Hemos tenido meses para analizar cuál es la realidad de cada diócesis, comunidad y movimiento, cuáles son las necesidades de las personas que están vinculadas con nosotros y qué es lo que les podemos ofrecer o incluso aquello que les podemos pedir llegado el momento. Es cierto que no sabemos a ciencia cierta las circunstancias en las que nos vamos a encontrar dentro de unos meses pero sería terrible que nos volviésemos a ver en la necesidad de improvisar intentando simplemente “salvar los muebles” de nuevo.

En general, en la Iglesia no se nos da bien pararnos a evaluar cómo estamos, qué necesitamos o hacia dónde vamos. Hace años (o siglos) que hemos cogido una velocidad de crucero que muchas veces no nos permite tomar distancia para calibrar cuál es nuestra realidad y las respuestas que necesita nuestro mundo hoy en día. Y de modo similar sucede lo mismo en muchas de las realidades que conforman a la Iglesia universal.
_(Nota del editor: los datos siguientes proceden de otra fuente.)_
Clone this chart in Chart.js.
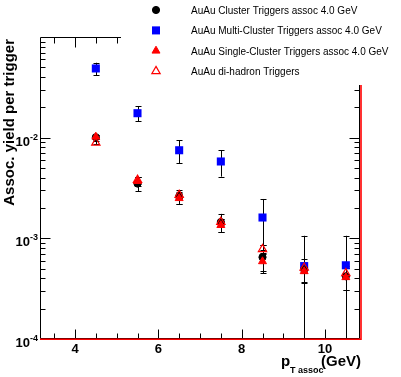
<!DOCTYPE html>
<html>
<head>
<meta charset="utf-8">
<script src="https://cdn.jsdelivr.net/npm/chart.js@4.4.0/dist/chart.umd.min.js"></script>
<style>
  body { margin: 0; background: #fff; }
  canvas { display: block; }
</style>
</head>
<body>
<canvas id="yieldChart" width="401" height="377"></canvas>
<script>
// pT assoc bin centres (GeV)
var ptAssoc = [4.5, 5.5, 6.5, 7.5, 8.5, 9.5, 10.5];

// AuAu Cluster Triggers assoc 4.0 GeV
var clusterYield = [0.0101, 0.0035, 0.0026, 0.00145, 0.00065, 0.00049, 0.00042];
var clusterErr = [0.0005, 0.00055, 0.0004, 0.0003, 0.0002, 0.00013, 0.00011];

// AuAu Multi-Cluster Triggers assoc 4.0 GeV
var multiYield = [0.0487, 0.0175, 0.0075, 0.0058, 0.00161, 0.00053, 0.00054];
var multiErr = [0.0068, 0.003, 0.0019, 0.0017, 0.00085, 0.00053, 0.00052];

// AuAu Single-Cluster Triggers assoc 4.0 GeV
var singleYield = [0.0102, 0.0037, 0.0025, 0.00135, 0.00059, 0.00047, 0.00041];
var singleErr = [0.0004, 0.0004, 0.0003, 0.0002, 0.00012, 0.0001, 0.0001];

// AuAu di-hadron Triggers
var dihadronYield = [0.0089, 0.0038, 0.0027, 0.00145, 0.00078, 0.00051, 0.00045];
var dihadronErr = [0.0003, 0.0003, 0.0002, 0.0001, 0.00008, 0.00006, 0.00006];

var legendLabels = [
  "AuAu Cluster Triggers assoc 4.0 GeV",
  "AuAu Multi-Cluster Triggers assoc 4.0 GeV",
  "AuAu Single-Cluster Triggers assoc 4.0 GeV",
  "AuAu di-hadron Triggers"
];
var xTickLabels = ["4", "6", "8", "10"];
var yDecades = [-4, -3, -2];

var FONT = '"Liberation Sans", Arial, sans-serif';

function points(ys) {
  return ptAssoc.map((x, i) => ({ x: x, y: ys[i] }));
}

// error bars, drawn under the markers
const errorBars = {
  id: "errorBars",
  beforeDatasetsDraw(chart) {
    const ctx = chart.ctx;
    const xs = chart.scales.x, ys = chart.scales.y;
    const area = chart.chartArea;
    ctx.save();
    ctx.beginPath();
    ctx.rect(area.left, area.top, area.right - area.left, area.bottom - area.top + 1);
    ctx.clip();
    chart.data.datasets.forEach((ds) => {
      ctx.strokeStyle = ds.errColor;
      ctx.lineWidth = 1;
      ds.data.forEach((p, i) => {
        const e = ds.errors[i];
        const px = Math.round(xs.getPixelForValue(p.x)) + 0.5;
        const top = ys.getPixelForValue(p.y + e);
        const low = p.y - e > 0 ? ys.getPixelForValue(p.y - e) : area.bottom + 5;
        ctx.beginPath();
        ctx.moveTo(px, top);
        ctx.lineTo(px, low);
        ctx.moveTo(px - 3, Math.round(top) + 0.5);
        ctx.lineTo(px + 3, Math.round(top) + 0.5);
        ctx.moveTo(px - 3, Math.round(low) + 0.5);
        ctx.lineTo(px + 3, Math.round(low) + 0.5);
        ctx.stroke();
      });
    });
    ctx.restore();
  }
};

// ROOT style frame, ticks, labels and legend
const frame = {
  id: "frame",
  afterDraw(chart) {
    const ctx = chart.ctx;
    const xs = chart.scales.x, ys = chart.scales.y;
    const a = chart.chartArea;
    const L = a.left + 0.5, R = a.right - 0.5, T = a.top + 0.5, B = a.bottom - 0.5;
    ctx.save();
    ctx.strokeStyle = "#000";
    ctx.lineWidth = 1;
    ctx.beginPath();
    ctx.moveTo(L, B); ctx.lineTo(L, T); ctx.lineTo(R, T); ctx.lineTo(R, B); ctx.lineTo(L, B);
    // y ticks, left and right
    yDecades.forEach((d) => {
      for (let k = 1; k <= 9; k++) {
        const py = Math.round(ys.getPixelForValue(k * Math.pow(10, d))) + 0.5;
        const len = k === 1 ? 10 : 5;
        ctx.moveTo(L, py); ctx.lineTo(L + len, py);
        ctx.moveTo(R, py); ctx.lineTo(R - len, py);
      }
    });
    // x ticks, bottom and top
    for (let v = 3.5; v <= 10.5; v += 0.5) {
      const px = Math.round(xs.getPixelForValue(v)) + 0.5;
      const major = v % 2 === 0;
      ctx.moveTo(px, B); ctx.lineTo(px, B - (major ? 9 : 5));
      ctx.moveTo(px, T); ctx.lineTo(px, T + (major ? 10 : 6));
    }
    ctx.stroke();

    // red bottom and right lines
    ctx.strokeStyle = "#ff0000";
    ctx.lineWidth = 1.6;
    ctx.beginPath();
    ctx.moveTo(a.left, a.bottom + 0.3);
    ctx.lineTo(a.right + 1, a.bottom + 0.3);
    ctx.lineTo(a.right + 1, a.top);
    ctx.stroke();

    // legend box (white, covers the top right of the frame)
    ctx.fillStyle = "#fff";
    ctx.fillRect(121, 0, 280, 85);

    ctx.fillStyle = "#000";
    // x tick labels
    ctx.font = "bold 13px " + FONT;
    ctx.textAlign = "center";
    ctx.textBaseline = "alphabetic";
    xTickLabels.forEach((t) => {
      ctx.fillText(t, xs.getPixelForValue(Number(t)), a.bottom + 14);
    });
    // y tick labels 10^d
    yDecades.forEach((d) => {
      const py = ys.getPixelForValue(Math.pow(10, d));
      ctx.font = "bold 13px " + FONT;
      ctx.textAlign = "right";
      ctx.fillText("10", 30, py + 8);
      ctx.font = "bold 9px " + FONT;
      ctx.textAlign = "left";
      ctx.fillText(String(d), 30, py + 2);
    });

    // axis titles
    ctx.font = "bold 15px " + FONT;
    ctx.textAlign = "left";
    ctx.fillText("p", 281, 366);
    ctx.font = "bold 9px " + FONT;
    ctx.fillText("T assoc", 290, 373);
    ctx.font = "bold 15px " + FONT;
    ctx.textAlign = "right";
    ctx.fillText("(GeV)", 361, 366);

    ctx.save();
    ctx.translate(14, 39);
    ctx.rotate(-Math.PI / 2);
    ctx.textAlign = "right";
    ctx.font = "bold 15px " + FONT;
    ctx.fillText("Assoc. yield per trigger", 0, 0);
    ctx.restore();

    // legend entries
    const order = [0, 1, 2, 3];
    ctx.font = "10px " + FONT;
    ctx.textAlign = "left";
    ctx.textBaseline = "middle";
    order.forEach((i, row) => {
      const ds = chart.data.datasets[i];
      const ly = 10 + row * 20.4;
      ctx.fillStyle = ds.backgroundColor;
      ctx.strokeStyle = ds.borderColor;
      ctx.lineWidth = ds.borderWidth;
      Chart.helpers.drawPoint(ctx, {
        pointStyle: ds.pointStyle, radius: ds.pointRadius, rotation: 0, borderWidth: ds.borderWidth
      }, 156, ly);
      ctx.fillStyle = "#000";
      ctx.fillText(legendLabels[i], 191, ly + 1);
    });
    ctx.restore();
  }
};

const chart = new Chart(document.getElementById("yieldChart"), {
  type: "scatter",
  data: {
    datasets: [
      {
        label: legendLabels[0],
        data: points(clusterYield),
        errors: clusterErr,
        errColor: "#000",
        pointStyle: "circle",
        pointRadius: 3.6,
        backgroundColor: "#000",
        borderColor: "#000",
        borderWidth: 1,
        order: 3,
      },
      {
        label: legendLabels[1],
        data: points(multiYield),
        errors: multiErr,
        errColor: "#000",
        pointStyle: "rect",
        pointRadius: 5.7,
        backgroundColor: "#0000ff",
        borderColor: "#0000ff",
        borderWidth: 0,
        order: 4,
      },
      {
        label: legendLabels[2],
        data: points(singleYield),
        errors: singleErr,
        errColor: "#000",
        pointStyle: "triangle",
        pointRadius: 4.6,
        backgroundColor: "#ff0000",
        borderColor: "#ff0000",
        borderWidth: 1,
        order: 2,
      },
      {
        label: legendLabels[3],
        data: points(dihadronYield),
        errors: dihadronErr,
        errColor: "#000",
        pointStyle: "triangle",
        pointRadius: 4.8,
        backgroundColor: "rgba(0,0,0,0)",
        borderColor: "#ff0000",
        borderWidth: 1.2,
        order: 1,
      },
    ],
  },
  options: {
    responsive: false,
    animation: false,
    layout: { padding: { left: 40, top: 37, right: 41, bottom: 38 } },
    plugins: { legend: { display: false }, tooltip: { enabled: false } },
    scales: {
      x: { type: "linear", min: 3.16, max: 10.84, display: false },
      y: { type: "logarithmic", min: 1e-4, max: 1e-1, display: false },
    },
  },
  plugins: [errorBars, frame],
});
</script>
</body>
</html>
Pero en las actuales circunstancias en las que nos podemos ver de nuevo en la situación de que nuestras dinámicas habituales como comunidad se vean alteradas, se hace necesario tener claro cuáles son nuestras prioridades pastorales y tener opciones para darles respuesta.

Analizar nuestra realidad, conocer las necesidades de nuestra gente y tener claro cuál es nuestra misión principal se antoja vital para mantener esa conversación con el Espíritu Santo que nos conduzca a navegar sobre esta tempestad con la confianza de que es Jesús quien nos guía a buen puerto.